Set down exactly the first line of the entries and every line after it, through the line with "p.ygrid.visible = False".

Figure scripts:
--- start ---

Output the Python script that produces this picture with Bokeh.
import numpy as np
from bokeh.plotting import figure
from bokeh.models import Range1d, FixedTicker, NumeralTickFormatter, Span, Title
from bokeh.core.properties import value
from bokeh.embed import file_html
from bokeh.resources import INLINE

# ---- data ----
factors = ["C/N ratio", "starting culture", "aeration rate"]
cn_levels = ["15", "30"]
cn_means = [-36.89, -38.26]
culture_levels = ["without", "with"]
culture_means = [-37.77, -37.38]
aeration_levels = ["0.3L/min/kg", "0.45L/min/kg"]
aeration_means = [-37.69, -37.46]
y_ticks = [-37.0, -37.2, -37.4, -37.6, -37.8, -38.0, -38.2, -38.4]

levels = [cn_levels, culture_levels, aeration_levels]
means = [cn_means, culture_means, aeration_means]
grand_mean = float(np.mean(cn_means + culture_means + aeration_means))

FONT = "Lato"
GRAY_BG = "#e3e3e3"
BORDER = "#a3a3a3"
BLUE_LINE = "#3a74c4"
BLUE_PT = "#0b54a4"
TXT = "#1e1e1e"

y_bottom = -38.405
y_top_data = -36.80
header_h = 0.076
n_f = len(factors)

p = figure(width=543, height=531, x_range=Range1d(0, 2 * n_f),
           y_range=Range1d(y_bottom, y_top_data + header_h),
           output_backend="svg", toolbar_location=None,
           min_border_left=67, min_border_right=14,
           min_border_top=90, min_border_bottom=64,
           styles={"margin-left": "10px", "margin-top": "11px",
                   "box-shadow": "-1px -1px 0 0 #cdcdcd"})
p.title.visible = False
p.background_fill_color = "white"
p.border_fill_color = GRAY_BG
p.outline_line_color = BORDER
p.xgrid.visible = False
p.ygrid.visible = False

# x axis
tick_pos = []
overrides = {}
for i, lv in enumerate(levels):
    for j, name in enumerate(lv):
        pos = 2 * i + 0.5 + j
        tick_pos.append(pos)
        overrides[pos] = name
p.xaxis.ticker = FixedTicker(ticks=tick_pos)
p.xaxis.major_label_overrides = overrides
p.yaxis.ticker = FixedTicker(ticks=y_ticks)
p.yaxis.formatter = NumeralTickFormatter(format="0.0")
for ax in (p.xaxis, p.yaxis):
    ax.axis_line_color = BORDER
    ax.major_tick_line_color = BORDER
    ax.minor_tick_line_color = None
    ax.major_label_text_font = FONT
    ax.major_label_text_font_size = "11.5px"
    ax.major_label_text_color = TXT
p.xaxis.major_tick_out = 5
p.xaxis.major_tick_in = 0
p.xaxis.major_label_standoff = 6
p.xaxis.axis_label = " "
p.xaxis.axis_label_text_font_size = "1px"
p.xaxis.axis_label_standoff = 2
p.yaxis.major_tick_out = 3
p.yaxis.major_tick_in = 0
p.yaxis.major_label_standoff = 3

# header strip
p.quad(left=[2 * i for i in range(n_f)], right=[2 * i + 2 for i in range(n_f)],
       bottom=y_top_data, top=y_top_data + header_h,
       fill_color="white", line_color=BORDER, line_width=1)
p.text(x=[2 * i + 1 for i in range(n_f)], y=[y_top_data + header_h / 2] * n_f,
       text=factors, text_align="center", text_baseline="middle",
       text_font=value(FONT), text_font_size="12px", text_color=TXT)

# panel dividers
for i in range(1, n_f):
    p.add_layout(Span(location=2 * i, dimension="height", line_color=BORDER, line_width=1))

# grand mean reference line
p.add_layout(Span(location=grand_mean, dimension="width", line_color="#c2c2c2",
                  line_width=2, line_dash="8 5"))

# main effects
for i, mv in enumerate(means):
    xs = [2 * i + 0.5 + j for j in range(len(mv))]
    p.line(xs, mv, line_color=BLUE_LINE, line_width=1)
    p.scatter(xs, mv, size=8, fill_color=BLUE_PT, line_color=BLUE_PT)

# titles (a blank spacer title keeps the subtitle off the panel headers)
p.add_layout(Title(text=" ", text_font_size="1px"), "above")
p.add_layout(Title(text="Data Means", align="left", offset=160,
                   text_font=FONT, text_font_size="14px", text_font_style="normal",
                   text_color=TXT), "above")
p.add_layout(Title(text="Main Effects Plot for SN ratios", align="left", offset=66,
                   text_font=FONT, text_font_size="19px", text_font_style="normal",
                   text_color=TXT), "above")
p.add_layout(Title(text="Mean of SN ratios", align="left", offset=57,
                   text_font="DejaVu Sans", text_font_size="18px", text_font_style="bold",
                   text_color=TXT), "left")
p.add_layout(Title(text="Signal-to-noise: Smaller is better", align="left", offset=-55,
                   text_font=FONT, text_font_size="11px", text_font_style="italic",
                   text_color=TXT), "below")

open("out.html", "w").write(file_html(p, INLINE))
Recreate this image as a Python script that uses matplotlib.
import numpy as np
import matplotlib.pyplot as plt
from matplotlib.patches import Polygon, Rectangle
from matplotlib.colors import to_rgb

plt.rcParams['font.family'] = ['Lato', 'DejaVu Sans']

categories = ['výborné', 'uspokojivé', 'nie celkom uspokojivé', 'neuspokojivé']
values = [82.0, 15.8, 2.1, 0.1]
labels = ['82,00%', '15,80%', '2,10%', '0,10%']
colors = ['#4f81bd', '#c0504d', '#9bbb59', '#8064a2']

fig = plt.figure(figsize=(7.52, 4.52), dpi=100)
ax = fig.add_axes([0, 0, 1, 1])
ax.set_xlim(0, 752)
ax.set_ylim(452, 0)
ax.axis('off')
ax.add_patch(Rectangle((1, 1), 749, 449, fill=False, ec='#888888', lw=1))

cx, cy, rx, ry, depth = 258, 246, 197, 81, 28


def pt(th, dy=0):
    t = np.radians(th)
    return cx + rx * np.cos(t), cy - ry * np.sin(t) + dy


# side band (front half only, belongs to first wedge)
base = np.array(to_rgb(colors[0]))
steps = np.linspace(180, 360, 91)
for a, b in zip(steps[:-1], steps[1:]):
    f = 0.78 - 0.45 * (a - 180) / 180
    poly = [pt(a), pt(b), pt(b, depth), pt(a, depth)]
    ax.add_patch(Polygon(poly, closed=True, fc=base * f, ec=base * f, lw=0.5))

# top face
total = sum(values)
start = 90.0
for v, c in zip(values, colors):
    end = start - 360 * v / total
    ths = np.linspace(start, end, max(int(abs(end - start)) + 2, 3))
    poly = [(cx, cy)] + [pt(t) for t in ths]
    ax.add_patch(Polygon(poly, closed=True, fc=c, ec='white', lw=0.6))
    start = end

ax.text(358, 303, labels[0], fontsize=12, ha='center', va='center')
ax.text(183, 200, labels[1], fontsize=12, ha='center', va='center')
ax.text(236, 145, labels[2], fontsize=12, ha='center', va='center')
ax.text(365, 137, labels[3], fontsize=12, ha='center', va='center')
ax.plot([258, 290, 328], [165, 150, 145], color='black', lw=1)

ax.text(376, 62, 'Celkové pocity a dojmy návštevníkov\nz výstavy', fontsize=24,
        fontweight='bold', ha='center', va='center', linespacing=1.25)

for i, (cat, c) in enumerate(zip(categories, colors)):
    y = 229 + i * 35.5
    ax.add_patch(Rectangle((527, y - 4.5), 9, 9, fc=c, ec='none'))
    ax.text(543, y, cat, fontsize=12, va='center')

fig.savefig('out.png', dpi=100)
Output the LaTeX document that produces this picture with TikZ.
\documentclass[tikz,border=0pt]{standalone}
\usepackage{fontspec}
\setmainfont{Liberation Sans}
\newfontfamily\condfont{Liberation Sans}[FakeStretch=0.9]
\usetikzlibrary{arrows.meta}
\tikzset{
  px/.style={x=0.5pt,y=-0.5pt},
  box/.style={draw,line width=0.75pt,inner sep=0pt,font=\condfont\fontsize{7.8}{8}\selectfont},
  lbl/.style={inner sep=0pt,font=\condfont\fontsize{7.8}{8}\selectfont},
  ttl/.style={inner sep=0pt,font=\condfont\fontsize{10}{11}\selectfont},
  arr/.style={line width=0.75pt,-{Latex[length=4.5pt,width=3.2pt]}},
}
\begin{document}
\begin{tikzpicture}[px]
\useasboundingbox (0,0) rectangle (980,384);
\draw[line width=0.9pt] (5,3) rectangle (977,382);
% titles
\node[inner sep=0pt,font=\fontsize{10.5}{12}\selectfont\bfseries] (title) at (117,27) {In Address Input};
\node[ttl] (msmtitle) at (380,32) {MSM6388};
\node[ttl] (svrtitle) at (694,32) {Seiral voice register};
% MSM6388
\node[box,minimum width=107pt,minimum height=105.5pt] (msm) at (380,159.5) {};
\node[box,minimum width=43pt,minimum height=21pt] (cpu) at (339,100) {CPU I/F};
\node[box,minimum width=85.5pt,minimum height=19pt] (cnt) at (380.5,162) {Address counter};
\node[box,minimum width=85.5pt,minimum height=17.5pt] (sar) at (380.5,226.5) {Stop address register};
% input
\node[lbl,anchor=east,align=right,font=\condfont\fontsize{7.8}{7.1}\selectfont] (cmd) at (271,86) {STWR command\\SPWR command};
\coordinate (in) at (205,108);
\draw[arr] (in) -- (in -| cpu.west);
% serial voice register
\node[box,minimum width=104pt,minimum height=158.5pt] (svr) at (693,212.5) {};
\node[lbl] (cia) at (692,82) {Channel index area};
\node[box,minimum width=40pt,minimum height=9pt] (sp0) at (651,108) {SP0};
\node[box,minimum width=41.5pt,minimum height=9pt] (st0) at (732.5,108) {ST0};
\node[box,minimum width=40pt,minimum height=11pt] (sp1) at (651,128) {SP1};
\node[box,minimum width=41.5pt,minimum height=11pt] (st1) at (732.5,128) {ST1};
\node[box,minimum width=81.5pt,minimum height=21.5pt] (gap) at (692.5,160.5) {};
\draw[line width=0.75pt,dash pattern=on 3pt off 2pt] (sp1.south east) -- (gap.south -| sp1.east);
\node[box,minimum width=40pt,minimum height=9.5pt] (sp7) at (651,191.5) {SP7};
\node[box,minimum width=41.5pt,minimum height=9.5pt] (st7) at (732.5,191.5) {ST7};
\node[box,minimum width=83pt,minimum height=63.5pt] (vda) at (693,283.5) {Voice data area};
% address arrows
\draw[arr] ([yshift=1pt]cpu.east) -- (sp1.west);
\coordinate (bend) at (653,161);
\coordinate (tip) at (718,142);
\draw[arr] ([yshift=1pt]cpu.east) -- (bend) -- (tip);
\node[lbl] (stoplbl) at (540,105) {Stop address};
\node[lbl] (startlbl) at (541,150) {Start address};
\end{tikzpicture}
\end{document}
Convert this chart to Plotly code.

--- end ---

EXERCISE ANSWER:
Output the Python script that produces this picture with Bokeh.
import numpy as np
from bokeh.plotting import figure
from bokeh.models import Range1d, FixedTicker, NumeralTickFormatter, Span, Title
from bokeh.core.properties import value
from bokeh.embed import file_html
from bokeh.resources import INLINE

# ---- data ----
factors = ["C/N ratio", "starting culture", "aeration rate"]
cn_levels = ["15", "30"]
cn_means = [-36.89, -38.26]
culture_levels = ["without", "with"]
culture_means = [-37.77, -37.38]
aeration_levels = ["0.3L/min/kg", "0.45L/min/kg"]
aeration_means = [-37.69, -37.46]
y_ticks = [-37.0, -37.2, -37.4, -37.6, -37.8, -38.0, -38.2, -38.4]

levels = [cn_levels, culture_levels, aeration_levels]
means = [cn_means, culture_means, aeration_means]
grand_mean = float(np.mean(cn_means + culture_means + aeration_means))

FONT = "Lato"
GRAY_BG = "#e3e3e3"
BORDER = "#a3a3a3"
BLUE_LINE = "#3a74c4"
BLUE_PT = "#0b54a4"
TXT = "#1e1e1e"

y_bottom = -38.405
y_top_data = -36.80
header_h = 0.076
n_f = len(factors)

p = figure(width=543, height=531, x_range=Range1d(0, 2 * n_f),
           y_range=Range1d(y_bottom, y_top_data + header_h),
           output_backend="svg", toolbar_location=None,
           min_border_left=67, min_border_right=14,
           min_border_top=90, min_border_bottom=64,
           styles={"margin-left": "10px", "margin-top": "11px",
                   "box-shadow": "-1px -1px 0 0 #cdcdcd"})
p.title.visible = False
p.background_fill_color = "white"
p.border_fill_color = GRAY_BG
p.outline_line_color = BORDER
p.xgrid.visible = False
p.ygrid.visible = False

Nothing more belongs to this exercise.